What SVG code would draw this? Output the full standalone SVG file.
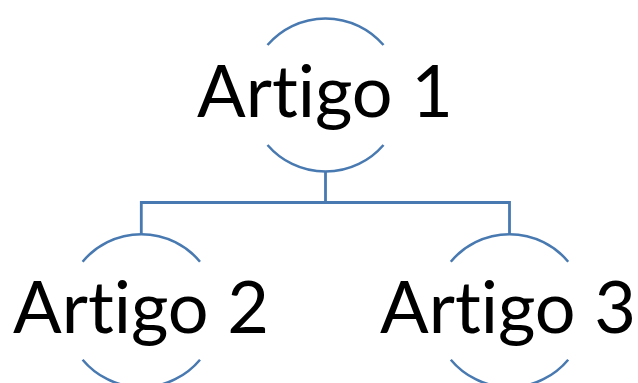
<svg xmlns="http://www.w3.org/2000/svg" width="638" height="383" viewBox="0 0 638 383">
  <style>
    .ring { fill: none; stroke: #4879B0; stroke-width: 2.5; }
    .link { fill: none; stroke: #4879B0; stroke-width: 2.8; }
    .label { font-family: Lato, "Open Sans", sans-serif; font-size: 72px; fill: #000; text-anchor: middle; font-variant-ligatures: none; font-feature-settings: "liga" 0; }
  </style>
  <rect width="638" height="383" fill="#fff"/>
  <g id="connectors">
    <path class="link" d="M325.5 171.5 V202.5 M141.3 234.2 V202.5 H509.5 V234.2"/>
  </g>
  <g id="artigo-1">
    <path class="ring" d="M267.5 45 A76.5 76.5 0 0 1 383.5 45"/>
    <path class="ring" d="M267.5 145 A76.5 76.5 0 0 0 383.5 145"/>
    <text class="label" x="325" y="117">Artigo 1</text>
  </g>
  <g id="artigo-2">
    <path class="ring" d="M82.6 261.7 A76.5 76.5 0 0 1 200 261.7"/>
    <path class="ring" d="M82.6 359.7 A76.5 76.5 0 0 0 200 359.7"/>
    <text class="label" x="141" y="333">Artigo 2</text>
  </g>
  <g id="artigo-3">
    <path class="ring" d="M450.8 261.7 A76.5 76.5 0 0 1 568.2 261.7"/>
    <path class="ring" d="M450.8 359.7 A76.5 76.5 0 0 0 568.2 359.7"/>
    <text class="label" x="508" y="333">Artigo 3</text>
  </g>
</svg>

══════

Required work » Output each line exactly; omit every picture.

Result of this exercise »
What SVG code would draw this? Output the full standalone SVG file.
<svg xmlns="http://www.w3.org/2000/svg" width="638" height="383" viewBox="0 0 638 383">
  <style>
    .ring { fill: none; stroke: #4879B0; stroke-width: 2.5; }
    .link { fill: none; stroke: #4879B0; stroke-width: 2.8; }
    .label { font-family: Lato, "Open Sans", sans-serif; font-size: 72px; fill: #000; text-anchor: middle; font-variant-ligatures: none; font-feature-settings: "liga" 0; }
  </style>
  <rect width="638" height="383" fill="#fff"/>
  <g id="connectors">
    <path class="link" d="M325.5 171.5 V202.5 M141.3 234.2 V202.5 H509.5 V234.2"/>
  </g>
  <g id="artigo-1">
    <path class="ring" d="M267.5 45 A76.5 76.5 0 0 1 383.5 45"/>
    <path class="ring" d="M267.5 145 A76.5 76.5 0 0 0 383.5 145"/>
    <text class="label" x="325" y="117">Artigo 1</text>
  </g>
  <g id="artigo-2">
    <path class="ring" d="M82.6 261.7 A76.5 76.5 0 0 1 200 261.7"/>
    <path class="ring" d="M82.6 359.7 A76.5 76.5 0 0 0 200 359.7"/>
    <text class="label" x="141" y="333">Artigo 2</text>
  </g>
  <g id="artigo-3">
    <path class="ring" d="M450.8 261.7 A76.5 76.5 0 0 1 568.2 261.7"/>
    <path class="ring" d="M450.8 359.7 A76.5 76.5 0 0 0 568.2 359.7"/>
    <text class="label" x="508" y="333">Artigo 3</text>
  </g>
</svg>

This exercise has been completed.